|Bill Gates from Wikipedia|
Size matters— but Bill Gates seems to think it doesn’t.
I’m talking about education and class size. Recent reports show U.S. students to be average compared to world education rankings. According to Yahoo News, Bill Gates suggests that bigger classes and fewer teachers who are paid more will help solve our educational problems.
Gates spoke to the Council of Chief State School Officers on November 19, 2010. (Read his speech here.) He says more teachers and smaller class sizes have not led to increased student achievement. “One of the most expensive assumptions embedded in school budgets is the belief that reducing class sizes improves student achievement…What if we identified the most effective teachers and offered them extra pay for taking on more students, or teaching kids who are behind, or teaching in the toughest schools?”
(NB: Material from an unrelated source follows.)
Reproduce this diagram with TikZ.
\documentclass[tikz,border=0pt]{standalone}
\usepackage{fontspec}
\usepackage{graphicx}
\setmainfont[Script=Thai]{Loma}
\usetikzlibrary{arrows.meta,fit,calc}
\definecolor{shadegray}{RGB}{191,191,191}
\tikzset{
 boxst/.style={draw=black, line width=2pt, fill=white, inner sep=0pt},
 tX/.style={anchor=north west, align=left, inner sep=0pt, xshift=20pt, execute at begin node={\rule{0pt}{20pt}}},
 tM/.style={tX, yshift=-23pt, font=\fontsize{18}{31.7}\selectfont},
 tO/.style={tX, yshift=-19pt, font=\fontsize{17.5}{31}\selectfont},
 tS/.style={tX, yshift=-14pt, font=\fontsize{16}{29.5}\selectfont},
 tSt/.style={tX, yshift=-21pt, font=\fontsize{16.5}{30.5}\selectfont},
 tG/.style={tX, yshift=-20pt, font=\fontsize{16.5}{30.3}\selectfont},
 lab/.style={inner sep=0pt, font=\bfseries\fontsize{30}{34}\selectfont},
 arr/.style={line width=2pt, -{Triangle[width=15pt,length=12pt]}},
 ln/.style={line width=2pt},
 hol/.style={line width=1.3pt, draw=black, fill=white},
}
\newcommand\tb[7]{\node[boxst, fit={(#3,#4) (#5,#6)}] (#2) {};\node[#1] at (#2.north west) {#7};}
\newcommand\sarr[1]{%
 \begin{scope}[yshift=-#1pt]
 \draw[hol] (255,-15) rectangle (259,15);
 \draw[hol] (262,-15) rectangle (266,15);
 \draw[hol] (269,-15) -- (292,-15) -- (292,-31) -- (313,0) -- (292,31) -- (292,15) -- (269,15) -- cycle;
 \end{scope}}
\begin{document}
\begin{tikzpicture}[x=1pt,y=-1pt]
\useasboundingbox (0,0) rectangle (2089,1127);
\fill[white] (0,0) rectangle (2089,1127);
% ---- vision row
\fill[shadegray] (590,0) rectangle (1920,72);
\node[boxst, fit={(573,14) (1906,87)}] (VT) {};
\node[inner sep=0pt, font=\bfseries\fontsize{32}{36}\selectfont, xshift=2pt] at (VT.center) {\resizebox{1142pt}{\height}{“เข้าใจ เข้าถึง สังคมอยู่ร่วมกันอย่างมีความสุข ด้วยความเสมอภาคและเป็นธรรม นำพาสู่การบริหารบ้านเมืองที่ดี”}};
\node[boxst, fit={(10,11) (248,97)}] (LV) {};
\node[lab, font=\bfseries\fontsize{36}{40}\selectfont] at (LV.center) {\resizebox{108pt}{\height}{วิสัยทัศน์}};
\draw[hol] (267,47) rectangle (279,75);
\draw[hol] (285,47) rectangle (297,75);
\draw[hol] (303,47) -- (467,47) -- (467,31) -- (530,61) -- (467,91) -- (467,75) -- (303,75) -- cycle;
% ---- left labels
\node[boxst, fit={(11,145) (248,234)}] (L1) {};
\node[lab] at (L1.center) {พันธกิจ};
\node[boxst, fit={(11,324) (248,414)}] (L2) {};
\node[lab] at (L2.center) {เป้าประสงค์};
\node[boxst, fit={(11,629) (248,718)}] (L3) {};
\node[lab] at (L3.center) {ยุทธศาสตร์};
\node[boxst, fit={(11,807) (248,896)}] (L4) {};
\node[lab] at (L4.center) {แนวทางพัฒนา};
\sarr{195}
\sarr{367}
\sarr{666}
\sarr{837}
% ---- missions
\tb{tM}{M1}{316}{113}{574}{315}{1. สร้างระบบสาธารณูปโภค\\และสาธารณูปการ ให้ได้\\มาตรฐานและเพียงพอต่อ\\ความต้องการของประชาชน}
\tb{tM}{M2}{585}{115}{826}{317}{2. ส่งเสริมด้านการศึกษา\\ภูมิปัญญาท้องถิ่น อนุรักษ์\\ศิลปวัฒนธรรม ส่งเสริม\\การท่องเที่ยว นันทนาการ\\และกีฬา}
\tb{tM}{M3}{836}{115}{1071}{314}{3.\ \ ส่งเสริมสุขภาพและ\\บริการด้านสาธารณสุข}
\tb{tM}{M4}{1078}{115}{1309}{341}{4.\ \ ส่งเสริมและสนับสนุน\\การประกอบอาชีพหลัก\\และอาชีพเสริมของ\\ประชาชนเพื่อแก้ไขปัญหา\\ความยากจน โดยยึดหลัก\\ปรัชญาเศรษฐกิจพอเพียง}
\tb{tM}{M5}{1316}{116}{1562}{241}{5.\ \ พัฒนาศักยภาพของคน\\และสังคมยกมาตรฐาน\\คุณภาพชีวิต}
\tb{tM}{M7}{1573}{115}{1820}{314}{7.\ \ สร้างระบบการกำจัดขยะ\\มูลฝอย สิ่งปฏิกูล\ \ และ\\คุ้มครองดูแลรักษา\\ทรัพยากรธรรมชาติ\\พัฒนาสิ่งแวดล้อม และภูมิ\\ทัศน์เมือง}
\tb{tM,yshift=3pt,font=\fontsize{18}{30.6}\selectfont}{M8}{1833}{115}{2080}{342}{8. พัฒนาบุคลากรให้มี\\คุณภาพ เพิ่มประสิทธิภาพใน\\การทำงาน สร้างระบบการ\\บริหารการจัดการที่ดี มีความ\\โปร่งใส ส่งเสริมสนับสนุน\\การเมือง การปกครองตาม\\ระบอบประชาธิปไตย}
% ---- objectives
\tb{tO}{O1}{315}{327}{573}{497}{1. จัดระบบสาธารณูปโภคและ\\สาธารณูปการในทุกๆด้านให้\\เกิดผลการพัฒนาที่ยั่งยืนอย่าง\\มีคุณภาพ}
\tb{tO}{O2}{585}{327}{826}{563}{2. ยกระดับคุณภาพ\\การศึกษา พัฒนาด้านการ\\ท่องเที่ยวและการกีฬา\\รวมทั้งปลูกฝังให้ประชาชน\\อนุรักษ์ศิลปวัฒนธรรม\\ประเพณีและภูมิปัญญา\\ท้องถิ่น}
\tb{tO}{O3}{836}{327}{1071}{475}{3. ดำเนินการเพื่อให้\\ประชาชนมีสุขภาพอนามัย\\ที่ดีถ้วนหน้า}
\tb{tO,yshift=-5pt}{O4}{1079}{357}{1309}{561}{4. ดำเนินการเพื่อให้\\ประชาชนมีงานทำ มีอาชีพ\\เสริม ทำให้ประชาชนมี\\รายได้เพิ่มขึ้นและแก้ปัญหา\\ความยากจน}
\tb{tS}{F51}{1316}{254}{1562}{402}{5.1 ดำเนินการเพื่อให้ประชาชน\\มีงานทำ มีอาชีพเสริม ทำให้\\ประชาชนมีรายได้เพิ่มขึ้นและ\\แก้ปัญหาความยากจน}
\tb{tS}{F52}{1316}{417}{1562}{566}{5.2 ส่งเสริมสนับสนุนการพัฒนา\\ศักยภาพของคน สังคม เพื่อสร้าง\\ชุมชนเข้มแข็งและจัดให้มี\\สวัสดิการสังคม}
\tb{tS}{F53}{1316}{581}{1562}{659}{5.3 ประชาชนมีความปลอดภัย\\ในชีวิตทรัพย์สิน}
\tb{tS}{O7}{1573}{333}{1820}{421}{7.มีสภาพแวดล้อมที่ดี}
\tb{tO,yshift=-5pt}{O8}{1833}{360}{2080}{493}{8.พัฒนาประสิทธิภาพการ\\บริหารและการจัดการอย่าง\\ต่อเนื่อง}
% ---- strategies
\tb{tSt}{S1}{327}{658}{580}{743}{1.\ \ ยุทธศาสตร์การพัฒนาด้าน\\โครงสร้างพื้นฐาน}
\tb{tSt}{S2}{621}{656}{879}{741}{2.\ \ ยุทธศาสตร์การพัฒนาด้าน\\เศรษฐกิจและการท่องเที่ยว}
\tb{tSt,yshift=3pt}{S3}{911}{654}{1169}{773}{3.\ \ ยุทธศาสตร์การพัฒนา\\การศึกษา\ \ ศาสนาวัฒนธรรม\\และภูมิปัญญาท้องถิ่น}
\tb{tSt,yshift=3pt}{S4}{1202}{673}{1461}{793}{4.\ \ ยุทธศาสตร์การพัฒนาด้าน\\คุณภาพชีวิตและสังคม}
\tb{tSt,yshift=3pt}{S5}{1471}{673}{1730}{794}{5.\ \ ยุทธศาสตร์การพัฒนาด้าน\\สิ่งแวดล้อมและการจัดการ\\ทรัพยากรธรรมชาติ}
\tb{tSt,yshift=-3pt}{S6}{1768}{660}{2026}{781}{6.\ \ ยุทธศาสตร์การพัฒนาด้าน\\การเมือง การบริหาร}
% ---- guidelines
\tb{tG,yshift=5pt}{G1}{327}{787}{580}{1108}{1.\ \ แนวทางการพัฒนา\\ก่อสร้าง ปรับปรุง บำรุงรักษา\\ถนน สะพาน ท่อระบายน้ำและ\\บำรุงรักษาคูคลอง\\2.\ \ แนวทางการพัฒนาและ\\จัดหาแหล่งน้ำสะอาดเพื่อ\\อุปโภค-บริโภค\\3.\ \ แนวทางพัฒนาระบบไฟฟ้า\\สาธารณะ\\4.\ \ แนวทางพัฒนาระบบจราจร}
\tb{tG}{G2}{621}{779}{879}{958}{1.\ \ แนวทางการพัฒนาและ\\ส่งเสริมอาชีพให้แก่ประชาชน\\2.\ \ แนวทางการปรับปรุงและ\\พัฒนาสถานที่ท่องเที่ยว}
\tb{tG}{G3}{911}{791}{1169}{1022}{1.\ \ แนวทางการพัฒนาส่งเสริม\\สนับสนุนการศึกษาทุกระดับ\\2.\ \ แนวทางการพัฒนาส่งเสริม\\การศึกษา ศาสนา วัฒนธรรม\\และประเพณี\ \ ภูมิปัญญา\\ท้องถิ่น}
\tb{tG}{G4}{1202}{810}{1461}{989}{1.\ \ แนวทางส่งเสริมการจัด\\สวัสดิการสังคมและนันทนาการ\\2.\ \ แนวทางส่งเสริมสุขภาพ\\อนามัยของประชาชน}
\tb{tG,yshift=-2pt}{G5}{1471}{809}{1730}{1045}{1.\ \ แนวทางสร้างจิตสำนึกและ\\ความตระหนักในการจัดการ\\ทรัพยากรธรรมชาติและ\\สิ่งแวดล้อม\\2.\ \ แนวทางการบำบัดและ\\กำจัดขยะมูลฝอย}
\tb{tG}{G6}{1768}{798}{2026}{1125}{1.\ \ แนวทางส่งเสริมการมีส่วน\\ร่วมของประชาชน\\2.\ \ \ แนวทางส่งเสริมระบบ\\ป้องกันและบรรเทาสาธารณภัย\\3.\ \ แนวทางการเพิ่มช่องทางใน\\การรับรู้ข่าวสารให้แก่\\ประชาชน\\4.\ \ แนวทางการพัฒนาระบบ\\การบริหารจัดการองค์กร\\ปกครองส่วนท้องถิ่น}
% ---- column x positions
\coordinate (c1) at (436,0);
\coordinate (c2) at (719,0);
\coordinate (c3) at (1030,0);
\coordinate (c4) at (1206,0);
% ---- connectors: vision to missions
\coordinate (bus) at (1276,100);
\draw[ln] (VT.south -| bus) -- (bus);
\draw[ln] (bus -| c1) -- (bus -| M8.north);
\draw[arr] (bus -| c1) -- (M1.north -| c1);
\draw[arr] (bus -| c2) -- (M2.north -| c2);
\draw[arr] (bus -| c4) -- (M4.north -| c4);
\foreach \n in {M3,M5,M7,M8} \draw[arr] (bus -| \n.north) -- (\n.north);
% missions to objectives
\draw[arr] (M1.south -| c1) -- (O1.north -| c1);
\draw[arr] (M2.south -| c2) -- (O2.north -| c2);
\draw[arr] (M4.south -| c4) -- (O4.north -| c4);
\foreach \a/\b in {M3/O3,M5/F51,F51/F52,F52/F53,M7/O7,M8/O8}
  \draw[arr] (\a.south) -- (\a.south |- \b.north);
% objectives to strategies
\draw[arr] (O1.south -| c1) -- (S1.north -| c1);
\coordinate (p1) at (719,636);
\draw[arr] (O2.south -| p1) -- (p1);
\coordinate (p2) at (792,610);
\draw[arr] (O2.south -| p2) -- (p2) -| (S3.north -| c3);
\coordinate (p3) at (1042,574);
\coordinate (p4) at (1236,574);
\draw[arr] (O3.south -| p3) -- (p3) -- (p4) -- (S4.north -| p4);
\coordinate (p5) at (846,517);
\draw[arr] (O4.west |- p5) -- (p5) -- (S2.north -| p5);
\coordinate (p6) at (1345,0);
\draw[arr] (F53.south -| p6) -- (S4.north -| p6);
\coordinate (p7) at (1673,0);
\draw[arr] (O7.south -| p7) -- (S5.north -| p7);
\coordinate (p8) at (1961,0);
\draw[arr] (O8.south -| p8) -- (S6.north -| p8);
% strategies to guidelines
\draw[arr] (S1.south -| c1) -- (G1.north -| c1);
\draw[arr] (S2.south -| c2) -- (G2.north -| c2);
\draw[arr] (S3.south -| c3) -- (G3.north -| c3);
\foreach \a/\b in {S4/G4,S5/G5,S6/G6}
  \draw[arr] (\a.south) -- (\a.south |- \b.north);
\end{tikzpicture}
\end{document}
The thinking of this supposedly smart man has taken on a simplistic tone that is unrealistic to anyone who has been “in the trenches.” That kind of thinking is not what I would have expected of Bill Gates. He is only a little right and very wrong. When he says great teachers are vital to student achievement, he’s correct. Teacher proficiency does make a difference. However, even the best teachers will not succeed under certain conditions.
I’m afraid Gates is looking at education in business terms. It bothered me several years ago when Baltimore City began turning over some schools to businesses. The theory was that you could run schools like a successful business to produce successful students. “Produce” is a key word here. We are not running a production line. We are dealing with human beings in a complex environment.
Math facts for Bill Gates
However, if Gates, the business man, wants to look at education in terms of numbers, I can throw out a little math:
A middle school teacher—say a language arts teacher—has 5 classes a day. Each class has 30 students. Each class period is 50 minutes. Teacher load = 150 students a day. Let’s look at how this computes:
30 students for 50 minutes = 1 2/3 minutes of individual attention per student per class period
And then there’s grading. A language arts teacher is supposed to teach writing. If this teacher gives a writing assignment, s/he will have 150 assignments to grade. If s/he gives just one minute attention to each assignment, that equals 2 ½ hours just to minimally assess one assignment.
I don’t want to get too complicated here but where is this 2 ½ hours going to come from? (Don’t get me started on team meetings, parent conferences, phone messages to return and logistics for teachers who have no secretary and who get one 50-minute planning period per day and a 25-minute lunch period—maybe.) And when is this teacher going to plan for tomorrow’s lesson? Don’t forget that this teacher probably has a family and children and s/he is expected to take graduate classes which require the teacher to do assignments for the night class.
I’m merely bringing up the math of class size. I haven’t even started on the human element. A middle school teacher might deal with 150 students a day. On any given day, any one student might act like an 8-year-old or a 16-year-old. And on any given day, students within that 30-student class might range in age behavior from age 8 to 16. Remember, we’re dealing with raging hormones here.
Every middle school student knows that the larger the class, the more s/he can “get away” with. The teacher is less likely to catch shenanigans and bullying because there are just too many children to deal with at once.
And don’t forget the problems students bring to school from dysfunctional family situations and their own volatile emotions.
Bill, before you claim to have the solution to the education problems in our country, why don’t you teach in a middle school for a year? You’ll have a better grasp of classroom math and you might begin to realize that schools cannot be run like a business.
Bill, after you’ve experienced reality, you will know positively that size does matter.